As Dr. Ruth quipped, “When it comes to sex, the most important six inches are the ones between the ears.” Respectful pacing protects that inner space.
Respect shows up in what you ask, what you leave out, and how closely your questions track the client’s actual goals.
For trans and nonbinary clients, it is usually better to focus on what is relevant now rather than requesting a full body history by default. Many people experience less strain when intake centers present goals and necessary context rather than exhaustive personal details. A two-step approach to gender can help create a baseline, and space for self-description keeps it accurate.
For ace and aro clients, clarity is especially important. Variation in desire, attraction, and relationship style should not be framed as a problem unless the client says it is. Essentially, it helps to separate identity, attraction, behavior, and social pressure rather than assuming they all mean the same thing.
For kink and consensual non-monogamy, neutral wording can make a major difference. Instead of implying deviance or damage, keep the focus on communication, consent, boundaries, and agreements. That invites honesty without moralizing and aligns with more inclusive practices for couples and partners.
When intake is right-sized and self-defined, people can show up with less guarding and more clarity.
Inclusive intake should not be built only around strain. It should also make room for pleasure, values, boundaries, and the kind of connection a client wants more of.
Here’s why that matters: if every question points toward pain, clients can start to feel reduced to what has been difficult. A fuller intake acknowledges challenge while also asking about desire, meaning, curiosity, and hope.
This approach supports diverse relationship structures and identities, because it doesn’t assume a single “right” way to experience desire or partnership. Many clients want support around communication, mixed-desire or mixed-orientation dynamics, shame, boundaries, or social pressure rather than any presumed deficit.
Language matters here too. A neutral, curious stance creates more room for honesty than one that quietly assumes trauma, dysfunction, or moral concern.

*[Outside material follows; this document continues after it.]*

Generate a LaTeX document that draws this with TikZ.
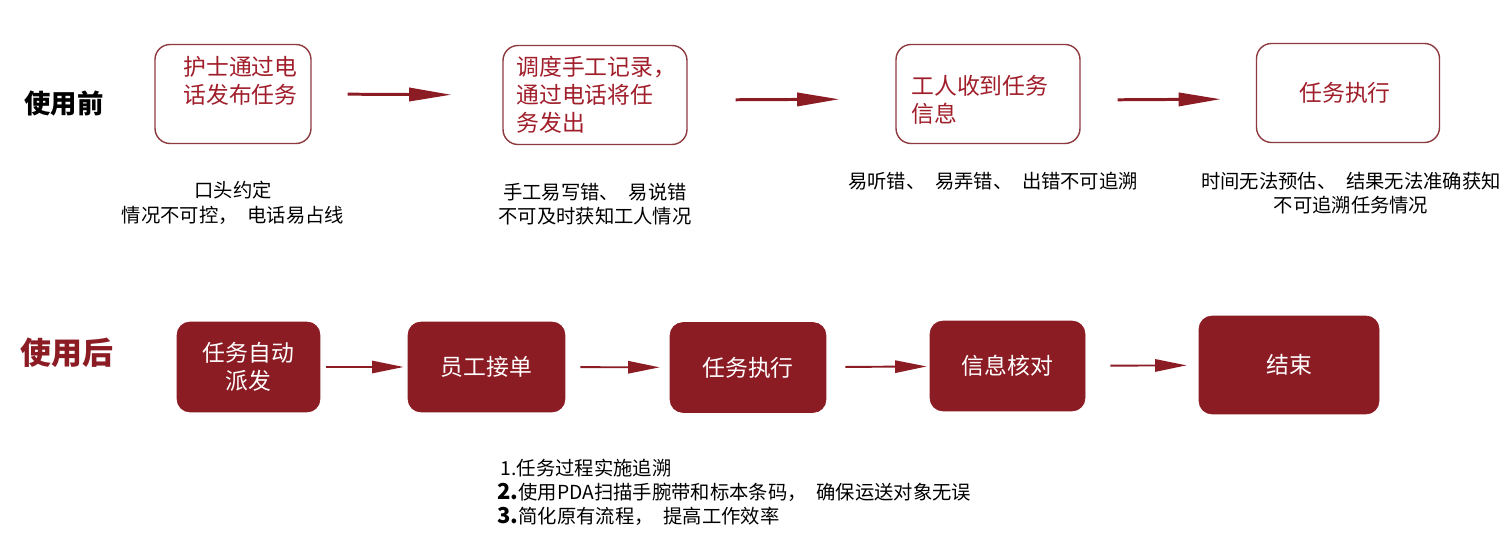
\documentclass[tikz,border=0pt]{standalone}
\usepackage{fontspec}
\setmainfont{Noto Sans CJK SC}
\usetikzlibrary{arrows.meta}
\definecolor{darkred}{HTML}{8C1C24}
\definecolor{boxred}{HTML}{A01E2A}
\definecolor{edgered}{HTML}{8E3B40}

\begin{document}
\begin{tikzpicture}[x=0.02cm, y=-0.02cm,
      obox/.style={draw=edgered, line width=0.8pt, rounded corners=0.3cm,
          minimum height=1.98cm},
      fbox/.style={draw=darkred, fill=darkred, rounded corners=0.26cm,
          minimum height=1.8cm, text=white, align=center,
          font=\fontsize{13}{16}\selectfont},
      rtext/.style={text=boxred, align=left, inner sep=0pt,
          font=\fontsize{13}{16}\selectfont},
      note/.style={align=center, inner sep=0pt,
          font=\fontsize{11}{14}\selectfont},
      arr/.style={-{Triangle[length=24pt,width=7.5pt]}, draw=darkred,
          line width=1.7pt},
      sarr/.style={-{Triangle[length=18pt,width=7pt]}, draw=darkred,
          line width=1.1pt}]
    \useasboundingbox (0,0) rectangle (1507,543);

    % before
    \node[font=\bfseries\fontsize{15}{18}\selectfont] (before) at (64,104) {使用前};
    \node[obox, minimum width=3.12cm] (b1) at (233,94) {};
    \node[obox, minimum width=3.68cm] (b2) at (595,95) {};
    \node[obox, minimum width=3.68cm] (b3) at (988,94) {};
    \node[obox, minimum width=3.66cm] (b4) at (1348,93) {};
    \node[rtext, anchor=west] (t1) at (183,81) {护士通过电\\话发布任务};
    \node[rtext, anchor=west] (t2) at (516,95) {调度手工记录，\\通过电话将任\\务发出};
    \node[rtext, anchor=west] (t3) at (911,100) {工人收到任务\\信息};
    \node[rtext] (t4) at (1345,93) {任务执行};
    \draw[arr, shorten <=0.72cm, shorten >=1.02cm] (b1.east) -- (b2.west);
    \draw[arr, shorten <=0.96cm, shorten >=1.12cm] ([yshift=-0.1cm]b2.east) -- ([yshift=-0.1cm]b3.west);
    \draw[arr, shorten <=0.74cm, shorten >=0.7cm] ([yshift=-0.12cm]b3.east) -- ([yshift=-0.12cm]b4.west);

    \node[note] (n1) at (233,203) {口头约定\\情况不可控，\hspace{0.5em}电话易占线};
    \node[note] (n2) at (595,204) {手工易写错、\hspace{0.5em}易说错\\不可及时获知工人情况};
    \node[note] (n3) at (993,181) {易听错、\hspace{0.5em}易弄错、\hspace{0.5em}出错不可追溯};
    \node[note] (n4) at (1351,193) {时间无法预估、\hspace{0.5em}结果无法准确获知\\不可追溯任务情况};

    % after
    \node[text=darkred, font=\bfseries\fontsize{17.6}{20}\selectfont] (after) at (67,353) {使用后};
    \node[fbox, minimum width=2.86cm] (a1) at (248.5,367) {任务自动\\派发};
    \node[fbox, minimum width=3.14cm] (a2) at (486.5,367) {员工接单};
    \node[fbox, minimum width=3.12cm] (a3) at (748,367.5) {任务执行};
    \node[fbox, minimum width=3.1cm] (a4) at (1007.5,366) {信息核对};
    \node[fbox, minimum width=3.6cm, minimum height=1.96cm] (a5) at (1289,365) {结束};
    \draw[sarr, shorten <=0.12cm, shorten >=0.08cm] (a1) -- (a2);
    \draw[sarr, shorten <=0.3cm, shorten >=0.2cm] (a2) -- (a3);
    \draw[sarr, shorten <=0.38cm, shorten >=0.06cm] (a3) -- (a4);
    \draw[sarr, shorten <=0.5cm, shorten >=0.24cm] (a4) -- (a5);

    \node[note, align=left, anchor=north west, font=\fontsize{11}{13.6}\selectfont]
        (gains) at (497,459)
        {\hspace{2pt}1.任务过程实施追溯\\{\fontsize{12.5}{13.6}\selectfont\bfseries 2.}使用PDA扫描手腕带和标本条码，\hspace{0.5em}确保运送对象无误\\{\fontsize{12.5}{13.6}\selectfont\bfseries 3.}简化原有流程，\hspace{0.5em}提高工作效率};
  \end{tikzpicture}
\end{document}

As Holly Richmond puts it, “healing our nervous systems restores access to embodiment”—and from there, to more choice.
Values need infrastructure. Inclusive intake is easier to sustain when your systems actively protect privacy and reduce unnecessary exposure.
For many clients—especially those navigating stigma, family scrutiny, or community risk—privacy is not a side issue. It is part of whether they feel able to continue.
Confidentiality protections can influence whether people are willing to share sensitive information, so backend decisions deserve close attention.
Accessible communication is part of ethics too. Some clients need low-bandwidth options, audio-only contact, or scheduling methods that don’t expose them to risk at home, at work, or in community settings.
Ethics is daily practice: how you label a form, what you store, what you omit, and how carefully you protect what has been entrusted to you—especially if you want to grow a sustainable practice.
When intake is inclusive, paced, and privacy-conscious, clients feel the difference. The process becomes less about proving themselves and more about beginning a grounded conversation.
And it should evolve. Language changes, communities grow, and technology shifts—good intake systems move with them.
Keep refining your forms, website, communication habits, and first-session structure. Watch where people hesitate or get confused, then adjust to make the experience more spacious, accessible, and respectful.
One closing note: keep your confidence in the basics—clear language, thoughtful pacing, cultural respect, and privacy-by-design—while staying open to feedback and updating your systems as norms and tools change.